Arthur Aeschbacher has always been very reserved about his origins. We know he was born in Geneva, but never revealed anything about his childhood or his father. He sometimes evoked his mother, who was a horseman in a small circus called Cavallini.
A few years ago, he wrote a nice text about the circus with beautiful illustrations. And he didn’t even talk about how he started art. It is not known whether or not he studied and, if he did, where. He only spoke of a few friends and a few meetings in Paris.
He did not even mention his works dating back to the early 1960s. I only managed to discover that he made paintings with a post-cubist spirit of which I could see some reproductions. In short, all his history begins around 1960, when he began to use the form of the manifesto and leaves figuration behind him.
Yet he never gave up painting altogether, while favouring writing. He mainly used letters, that have become instruments of a poem which could have been more a daughter of Arthur Rimbaud’s poetry “Les voyelles”, that of the electrism of Isidore Isou.

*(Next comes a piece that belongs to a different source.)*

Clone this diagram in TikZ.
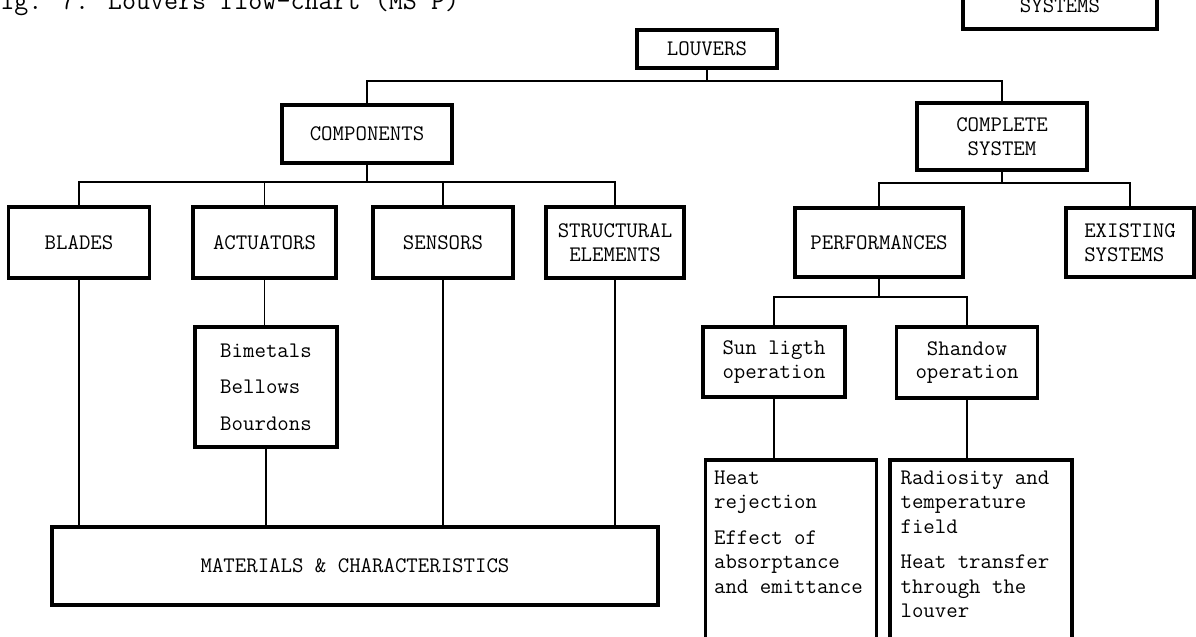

At the time, Pierre Restany had created the New Realism, joined by artists who used posters posted on the walls and torn as visual poetry of the modern urban street. Despite the great formal and conceptual difference in his works, Aeschbacher was regarded as an antagonist. However, he continued his research and proved that his way had little to do with the works of Villeglé or Rotella.
He elaborated paintings with layers of posters, showing horizontal and irregular parts of poster texts from the early Belle Epoque. It finally came to a large number of formal solutions in which the letters and a kind of geometric game derived from constructivism or neoplasticism were combined. Collage and colour lines have often been the foundation of its creation.
We must add that throughout all these years this artist has created very special series of works. Such as ‘Stores/Surfaces’, a play on words on the group of French artists from the late 1960s. It consisted of shop shutter-doors with fragments of letters, which moved when one raised it or lowered it.
Among many other things, there are works inspired by Mexican popular culture, like the yellow beer boxes “Pacific”, or, the masks of the wrestlers which enjoyed great popularity. He also used old hairdressers’ signs which were cylindrical and tricolour that were seen in past times on the streets of Paris.
Now that he’s left us, his work will be considered more carefully. Personally, I consider Arthur Aeschbacher one of the most inventive artists from the post-war period to the present day. Various exhibitions are already in preparation, the art market did the same with Modigliani. Always post mortem.